I used to wonder how it was possible that me and my sisters came from the same parents… our personalities are SO different. However, after seeing all the minute differences there have been between Caleb’s first year on this planet and Logan’s, I’ve got a better appreciation for how all this might have transpired.
When I think back to Caleb’s first year, and how diligent I was with following all the ‘guidelines’: when to introduce foods, how to introduce foods, how long to practice tummy time, exposure to T.V., focused play time, sleeping schedules, etc… It contrasts sharply with Logan’s first year. The fact that I tossed him a Fig Newton without a second thought at 8 months to naw on, and that his ‘focused play’ is generally centered around my being focused enough to avert a scream before Caleb pounces on him. Caleb got to ‘cry it out’ around 3 months, while Logan’s screams during the night got me out of bed immediately to silence them before they woke Cubby. Logan has had his mama with him just about every day since birth, where as Caleb got me undiluted for the first 12 weeks, but then had to manage the transition to Day Care for the next two years.
All these tiny differences, in the grand scheme of things seem inconsequential. Both boys have a mom and dad who love them dearly and tell them daily. Yet, I believe it’s these differences that are ultimately shaping their little personalities, and it’s SO interesting to see. Caleb still wants to be entertained. He had our undivided attention, and he still wants it… and isn’t afraid to let us know that. Logan, is an independent little free spirit. He LOVES to find his own things to do, and would LOVE it even more if we’d give him free range to do it… however until he learns that the toilet bowl is not his personal ‘water table’, and that cupboards are closed for a reason, I have to keep somewhat of a close eye on him.

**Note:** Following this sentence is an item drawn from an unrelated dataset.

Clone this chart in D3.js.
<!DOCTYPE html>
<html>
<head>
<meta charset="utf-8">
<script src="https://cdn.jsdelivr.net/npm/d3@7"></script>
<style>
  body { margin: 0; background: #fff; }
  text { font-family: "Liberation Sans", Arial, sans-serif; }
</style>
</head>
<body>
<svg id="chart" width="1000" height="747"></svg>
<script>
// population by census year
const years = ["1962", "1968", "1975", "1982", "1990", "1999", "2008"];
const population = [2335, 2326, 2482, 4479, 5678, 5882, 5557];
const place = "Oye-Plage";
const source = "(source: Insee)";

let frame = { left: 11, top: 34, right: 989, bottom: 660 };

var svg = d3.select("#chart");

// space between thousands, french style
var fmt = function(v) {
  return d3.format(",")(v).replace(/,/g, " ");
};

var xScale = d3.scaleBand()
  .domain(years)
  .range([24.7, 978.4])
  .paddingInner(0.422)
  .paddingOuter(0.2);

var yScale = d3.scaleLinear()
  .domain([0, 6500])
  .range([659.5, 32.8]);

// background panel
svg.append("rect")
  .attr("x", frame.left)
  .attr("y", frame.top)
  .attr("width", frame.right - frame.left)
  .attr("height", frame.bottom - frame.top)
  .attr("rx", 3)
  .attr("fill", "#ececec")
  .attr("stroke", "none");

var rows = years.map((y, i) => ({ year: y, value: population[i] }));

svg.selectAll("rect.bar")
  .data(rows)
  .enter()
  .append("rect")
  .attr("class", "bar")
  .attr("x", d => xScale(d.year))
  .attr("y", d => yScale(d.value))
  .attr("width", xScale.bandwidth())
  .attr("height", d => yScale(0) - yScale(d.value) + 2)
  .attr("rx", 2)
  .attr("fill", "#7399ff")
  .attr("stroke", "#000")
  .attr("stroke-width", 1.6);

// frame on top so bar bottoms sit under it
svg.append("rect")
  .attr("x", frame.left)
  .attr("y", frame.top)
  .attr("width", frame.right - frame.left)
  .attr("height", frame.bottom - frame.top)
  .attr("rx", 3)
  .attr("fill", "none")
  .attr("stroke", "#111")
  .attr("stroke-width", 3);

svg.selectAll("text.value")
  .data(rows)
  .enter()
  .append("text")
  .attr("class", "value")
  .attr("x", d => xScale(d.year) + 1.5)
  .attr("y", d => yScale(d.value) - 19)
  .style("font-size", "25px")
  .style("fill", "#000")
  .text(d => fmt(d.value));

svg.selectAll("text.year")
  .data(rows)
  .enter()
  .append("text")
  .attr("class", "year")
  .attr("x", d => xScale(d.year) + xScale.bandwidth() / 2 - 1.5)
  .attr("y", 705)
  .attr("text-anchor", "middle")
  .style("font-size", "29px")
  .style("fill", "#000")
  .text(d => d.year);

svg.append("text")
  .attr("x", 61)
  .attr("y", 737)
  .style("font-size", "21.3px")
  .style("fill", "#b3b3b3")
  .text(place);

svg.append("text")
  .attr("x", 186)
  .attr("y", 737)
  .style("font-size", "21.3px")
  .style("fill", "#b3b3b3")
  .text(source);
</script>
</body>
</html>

I can’t wait to see how these differences develop further over the next year… especially as we get into the fun stage of actually communicating, and understanding each other with Logan. These past couple years with Cub have been the best, where we move PAST the blob stage and can actually start experiencing life together! It’s definitely reinforced my original thoughts on my “Mom Evolution”… While I do want to still try for my girl, and possibly even another after that, I’ve accepted the fact that being the mom to the sub one crowd is not my forte. I love some of the aspects of it… the snuggling is unsurpassed for SURE, but on the whole… I just don’t get into following the structure of schedules, making the baby food, the diapers, the sleepless nights, or the NURSING… Talk about the mother of all schedule limitations!

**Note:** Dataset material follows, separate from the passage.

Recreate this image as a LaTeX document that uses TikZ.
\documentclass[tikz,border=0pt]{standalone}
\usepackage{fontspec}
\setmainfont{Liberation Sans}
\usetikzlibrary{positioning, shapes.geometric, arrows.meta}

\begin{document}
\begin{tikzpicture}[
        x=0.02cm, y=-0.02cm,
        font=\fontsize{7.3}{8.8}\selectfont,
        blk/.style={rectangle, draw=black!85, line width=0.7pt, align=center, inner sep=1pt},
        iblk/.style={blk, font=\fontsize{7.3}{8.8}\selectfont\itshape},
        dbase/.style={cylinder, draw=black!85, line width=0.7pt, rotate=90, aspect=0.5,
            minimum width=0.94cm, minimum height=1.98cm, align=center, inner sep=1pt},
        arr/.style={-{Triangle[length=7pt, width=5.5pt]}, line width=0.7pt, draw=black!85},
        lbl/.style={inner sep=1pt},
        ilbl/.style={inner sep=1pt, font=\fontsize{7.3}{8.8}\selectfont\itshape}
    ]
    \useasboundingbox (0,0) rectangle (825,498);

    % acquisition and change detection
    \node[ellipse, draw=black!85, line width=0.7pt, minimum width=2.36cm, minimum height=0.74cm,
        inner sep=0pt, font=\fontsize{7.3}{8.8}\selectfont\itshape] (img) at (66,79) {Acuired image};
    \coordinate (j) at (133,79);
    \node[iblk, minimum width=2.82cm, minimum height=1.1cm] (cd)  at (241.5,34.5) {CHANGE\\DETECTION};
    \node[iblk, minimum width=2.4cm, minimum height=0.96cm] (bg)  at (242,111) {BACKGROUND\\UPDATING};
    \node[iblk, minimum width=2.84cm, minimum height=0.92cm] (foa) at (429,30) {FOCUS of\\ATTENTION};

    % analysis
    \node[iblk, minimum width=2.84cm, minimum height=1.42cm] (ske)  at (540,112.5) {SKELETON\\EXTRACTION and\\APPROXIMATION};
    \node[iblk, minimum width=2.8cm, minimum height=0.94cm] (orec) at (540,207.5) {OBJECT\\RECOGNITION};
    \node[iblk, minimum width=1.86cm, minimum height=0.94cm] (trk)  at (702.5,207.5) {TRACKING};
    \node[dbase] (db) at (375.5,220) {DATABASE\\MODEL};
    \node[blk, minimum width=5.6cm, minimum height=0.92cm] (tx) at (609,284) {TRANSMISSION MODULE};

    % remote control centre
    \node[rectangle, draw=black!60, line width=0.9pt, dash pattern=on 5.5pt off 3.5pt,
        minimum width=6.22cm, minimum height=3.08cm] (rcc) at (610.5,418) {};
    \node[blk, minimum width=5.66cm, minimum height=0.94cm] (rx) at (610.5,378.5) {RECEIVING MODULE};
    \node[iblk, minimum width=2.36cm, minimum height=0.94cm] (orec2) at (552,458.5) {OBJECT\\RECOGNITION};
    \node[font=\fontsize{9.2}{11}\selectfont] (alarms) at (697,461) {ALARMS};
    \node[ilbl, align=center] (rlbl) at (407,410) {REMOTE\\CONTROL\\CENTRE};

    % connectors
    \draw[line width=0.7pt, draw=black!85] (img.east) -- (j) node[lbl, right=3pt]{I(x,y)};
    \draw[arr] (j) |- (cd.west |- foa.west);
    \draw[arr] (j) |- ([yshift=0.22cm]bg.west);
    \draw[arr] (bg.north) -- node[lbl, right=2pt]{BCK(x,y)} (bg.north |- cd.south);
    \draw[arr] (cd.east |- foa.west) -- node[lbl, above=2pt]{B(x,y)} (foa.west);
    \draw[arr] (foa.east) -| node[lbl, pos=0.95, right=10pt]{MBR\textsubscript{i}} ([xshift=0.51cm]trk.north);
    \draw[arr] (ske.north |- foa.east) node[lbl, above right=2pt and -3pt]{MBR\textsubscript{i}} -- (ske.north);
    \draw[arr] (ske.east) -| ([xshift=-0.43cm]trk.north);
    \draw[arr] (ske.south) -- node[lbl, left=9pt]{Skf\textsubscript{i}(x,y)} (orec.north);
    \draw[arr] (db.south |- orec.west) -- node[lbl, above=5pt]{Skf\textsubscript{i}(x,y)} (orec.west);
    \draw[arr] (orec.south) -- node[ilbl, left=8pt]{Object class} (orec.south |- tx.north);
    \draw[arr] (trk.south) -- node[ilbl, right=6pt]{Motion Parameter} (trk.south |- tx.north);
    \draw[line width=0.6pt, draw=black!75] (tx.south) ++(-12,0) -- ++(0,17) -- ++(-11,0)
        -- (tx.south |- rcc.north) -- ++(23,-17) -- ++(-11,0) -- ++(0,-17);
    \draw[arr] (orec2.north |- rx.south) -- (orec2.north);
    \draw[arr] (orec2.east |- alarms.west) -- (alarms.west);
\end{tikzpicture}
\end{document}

Some women are able to look at all of it as a glorious adventure, and like I said, parts of 0-1 are… but on a whole, if I’m being honest, I look at it as a necessary evil… something to endure that forges that everlasting bond with the child for all you put into making it through. So I’ll continue to keep my eye on the prize of a big family, with siblings close in age to enable those life long bonds, and keep on trucking through the insanity that accompanies these younger years!